Todos os projetos submetidos são analisados, para que o exame público das questões submetidas faça parte de um processo global que vise facilitar a tomada de decisão dos eleitos assim como assegurar‐se da conformidade dos grandes projetos de desenvolvimento.
Todos os relatórios são públicos e contêm várias recomendações, mas as decisões finais pertencem aos eleitos.

CONSULTA PÚBLICA
O nosso trabalho permite reconstituir uma série de impactos apreendidos a partir de um saber prático dos cidadãos ou de uma perícia especial adquirida por diferentes grupos da sociedade civil. É um exercício de visão global que se adiciona aos conhecimentos do promotor e da Administração Municipal.

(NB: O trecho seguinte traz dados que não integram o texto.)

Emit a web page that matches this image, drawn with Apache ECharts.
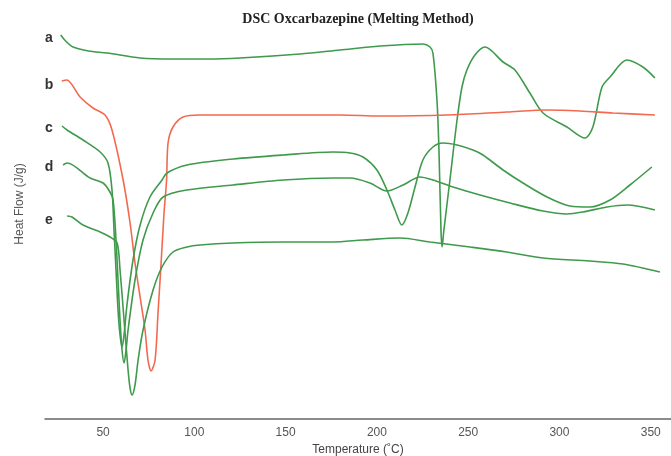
<!DOCTYPE html>
<html>
<head>
<meta charset="utf-8">
<script src="https://cdn.jsdelivr.net/npm/echarts@6/dist/echarts.min.js"></script>
<style>html,body{margin:0;padding:0;background:#fff}#c{width:671px;height:456px}</style>
</head>
<body>
<div id="c"></div>
<script>
// Temperature (°C) / heat flow (arbitrary units, stacked curves)
const curveA = [[26.8,384],[29.5,378],[33.6,372],[42,368],[52.2,366],[70.3,361],[88.3,360],[107,360],[125,361],[157.9,365],[179.8,369],[201.7,373],[225.2,375],[229.1,372],[230.7,366],[232.9,319],[234.0,269],[235.1,189],[235.7,172],[236.7,189],[240.0,239],[243.9,299],[246.6,332],[249.3,349],[253.7,364],[259.2,372],[269.1,357],[275.6,349],[283.8,326],[291.0,306],[304.1,292],[314.0,281],[318.3,292],[323.3,332],[327.7,342],[336.9,359],[345.7,352],[352.3,341]];
const curveB = [[27.4,338],[30.1,339],[37.4,322],[44.5,311],[51.1,304],[54.9,289],[61.0,239],[64.8,196],[67.5,156],[70.3,122],[73.0,89],[74.6,59],[76.3,48],[78.5,59],[80.1,106],[81.8,156],[83.4,206],[84.8,239],[85.6,276],[88.3,292],[93.8,302],[103.1,304],[179.8,304],[201.7,303],[238.4,304],[271.2,307],[293.2,309],[311.2,308],[329.3,306],[352.3,304]];
const curveC = [[27.5,293],[30.3,289],[39.0,279],[48.4,267],[52.7,256],[54.9,229],[56.0,189],[57.1,149],[58.2,109],[59.3,84],[60.4,72],[61.5,84],[63.1,114],[66.4,159],[70.3,194],[75.7,222],[82.3,239],[85.0,246],[96.0,254],[121.2,260],[148.6,264],[175.9,267],[185.3,266],[192.4,262],[200.0,249],[205.5,229],[209.9,209],[213.7,194],[217.0,206],[220.9,232],[225.2,259],[230.7,272],[236.2,276],[243.9,274],[252.6,269],[258.1,264],[269.1,249],[280.0,236],[293.2,222],[305.7,213],[316.7,212],[327.7,219],[338.6,234],[350.6,252]];
const curveD = [[28.1,254],[30.3,256],[42.9,241],[50.0,236],[53.8,227],[55.5,219],[57.1,179],[58.2,139],[59.3,99],[60.4,69],[61.5,56],[62.6,69],[63.7,89],[67.5,139],[71.9,179],[77.4,206],[82.9,222],[96.0,229],[121.2,234],[148.6,239],[175.9,241],[185.3,241],[196.2,236],[205.5,228],[214.3,234],[223.6,242],[230.7,239],[241.7,232],[256.5,224],[272.9,216],[291.0,208],[304.1,205],[312.9,207],[326.0,212],[337.0,214],[352.3,209]];
const curveE = [[30.3,203],[33.0,202],[39.0,194],[48.4,187],[53.8,182],[57.7,176],[59.3,149],[61.5,99],[63.7,49],[64.8,31],[65.9,24],[67.5,34],[69.2,59],[71.9,89],[77.4,129],[82.3,152],[88.3,167],[96.0,172],[103.1,174],[121.2,176],[148.6,177],[175.9,177],[192.4,179],[212.6,181],[229.1,177],[251.0,172],[271.2,167],[291.0,161],[316.7,158],[334.8,155],[355.0,147]];
const xTicks = [50,100,150,200,250,300,350];
const curveLabels = ['a','b','c','d','e'];
const labelY = [38,85,128,167,220];

const green = '#3f9a4c', red = '#f3694f';
const chart = echarts.init(document.getElementById('c'), null, {renderer:'canvas'});
const mk = (d,c) => ({type:'line', data:d, showSymbol:false, smooth:0.3, lineStyle:{color:c,width:1.6}, silent:true});
const labelEls = curveLabels.map((t,i)=>({type:'text', x:49, y:labelY[i],
    style:{text:t, font:'bold 14px Liberation Sans', fill:'#333', textAlign:'center', textVerticalAlign:'middle'}}));
labelEls.push({type:'text', x:20, y:204, rotation:Math.PI/2,
    style:{text:'Heat Flow (J/g)', font:'12px Liberation Sans', fill:'#555', textAlign:'center', textVerticalAlign:'middle'}});
chart.setOption({
  animation:false,
  title:{text:'DSC Oxcarbazepine (Melting Method)', left:353, top:7, textAlign:'center',
    textStyle:{fontFamily:'Liberation Serif', fontWeight:'bold', fontSize:14, color:'#222'}},
  grid:{left:45, right:0, top:19, bottom:37, outerBoundsMode:'none', containLabel:false},
  xAxis:{type:'value', min:18.2, max:361.1,
    axisLine:{lineStyle:{color:'#666', width:1.5}}, axisTick:{show:false}, splitLine:{show:false},
    axisLabel:{customValues:xTicks, color:'#555', fontFamily:'Liberation Sans', fontSize:12, margin:8},
    name:'Temperature (˚C)', nameLocation:'middle', nameGap:25,
    nameTextStyle:{color:'#444', fontFamily:'Liberation Sans', fontSize:12}},
  yAxis:{type:'value', min:0, max:400, show:false},
  graphic: labelEls,
  series:[mk(curveA,green), mk(curveB,red), mk(curveC,green), mk(curveD,green), mk(curveE,green)]
});
</script>
</body>
</html>
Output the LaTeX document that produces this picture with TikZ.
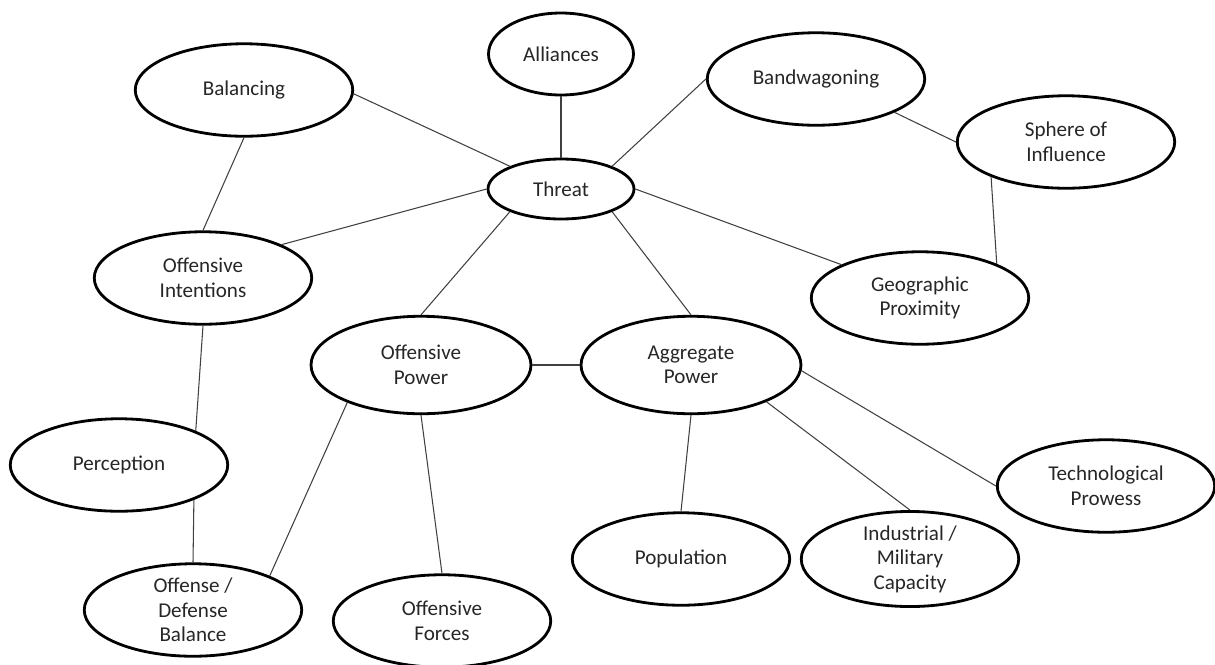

Para que a consulta pública seja um sucesso ela deve ser feita nas melhores condições de transparência, credibilidade e eficácia.
Trata‐se de um processo que se desenvolve num clima de respeito mutuo em que os cidadãos aceitam dar a sua opinião e os que têm que tomar decisões se deixam influenciar. É pois um procedimento frágil em que as condições de sucesso têm que ser constantemente renovadas.